Innate signaling within the central nervous system recruits protective neutrophils

• Main Authors: Reza Khorooshi, Joanna Marczynska, Ruthe Storgaard Dieu, Vian Wais, Christian Rønn Hansen, Stephanie Kavan, Mads Thomassen, Mark Burton, Torben Kruse, Gill A. Webster, Trevor Owens
• Format: Article
• Language: English
• Published: BMC 2020-01-01
• Series: Acta Neuropathologica Communications
• Subjects: Innate signaling; Phagocytosis; Neutrophils; EAE; CNS homeostasis
• Online Access: https://doi.org/10.1186/s40478-019-0876-2

Abstract There is great interest in understanding how the central nervous system (CNS) communicates with the immune system for recruitment of protective responses. Infiltrating phagocytic monocytes and granulocytes are implicated in neuroinflammation in multiple sclerosis and its animal model experimental autoimmune encephalomyelitis (EAE).
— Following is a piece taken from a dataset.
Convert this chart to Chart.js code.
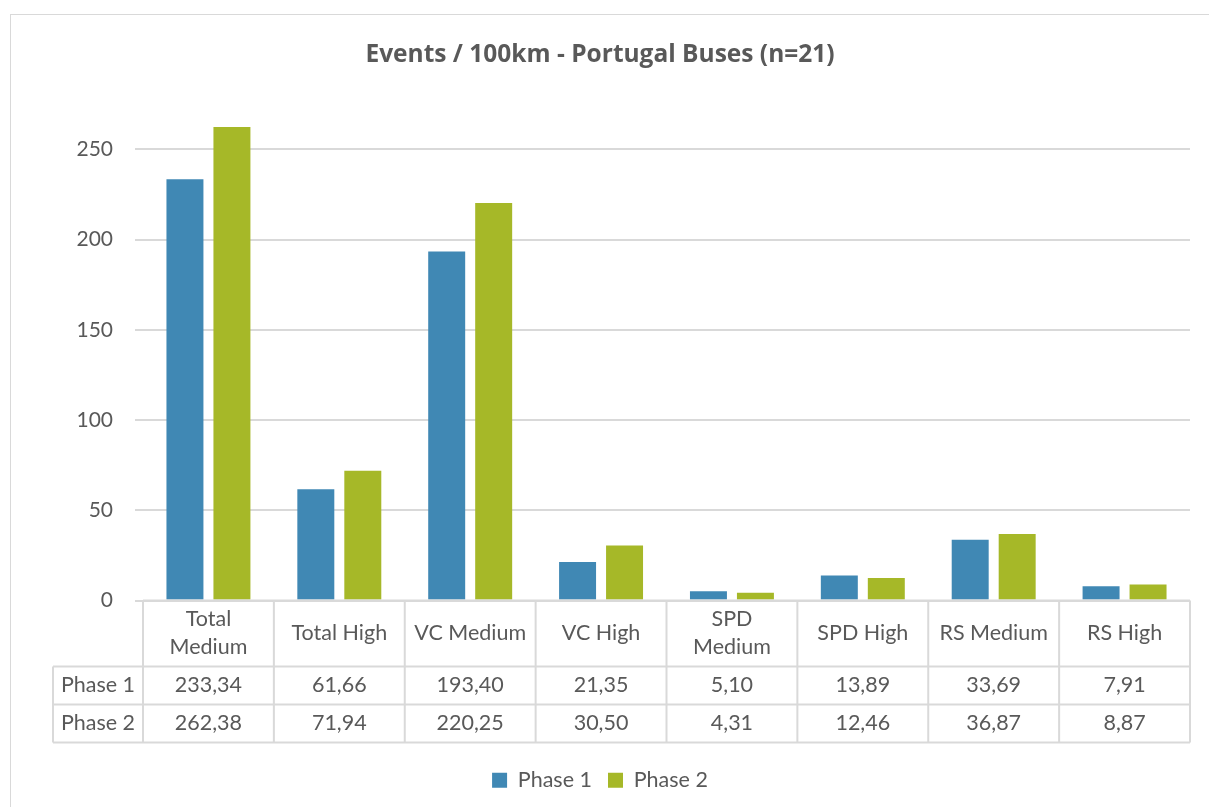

To investigate how CNS endogenous signals can be harnessed to promote anti-inflammatory programs, we have used a particulate Toll-like receptor 9 and nucleotide-oligomerization domain 2 bispecific innate ligand (MIS416), to address whether its phagocytosis within the CNS recruits protective myeloid cells. We find that MIS416 injected intrathecally into the cerebrospinal fluid via the cisterna magna induced a local chemokine response that recruited blood-derived monocytes and neutrophils to the CNS. These cells phagocytosed MIS416. The increase in EAE severity normally seen from time of onset did not occur in mice receiving MIS416. This suppression of disease symptoms was dependent on expression of the type I interferon receptor (IFNAR). Transfer of intrathecal MIS416-induced neutrophils suppressed EAE in recipient mice, while monocytes did not transfer protection. MIS416-induced neutrophils showed increased IL-10 expression that was IFNAR1-driven. In contrast to intrathecal administration, intravenous administration of MIS416 led to monocyte but not neutrophil infiltration to the CNS. We thus identify a CNS-intrinsic and -specific phagocytosis-induced recruitment of anti-inflammatory neutrophils that contribute to CNS homeostasis and may have therapeutic potential.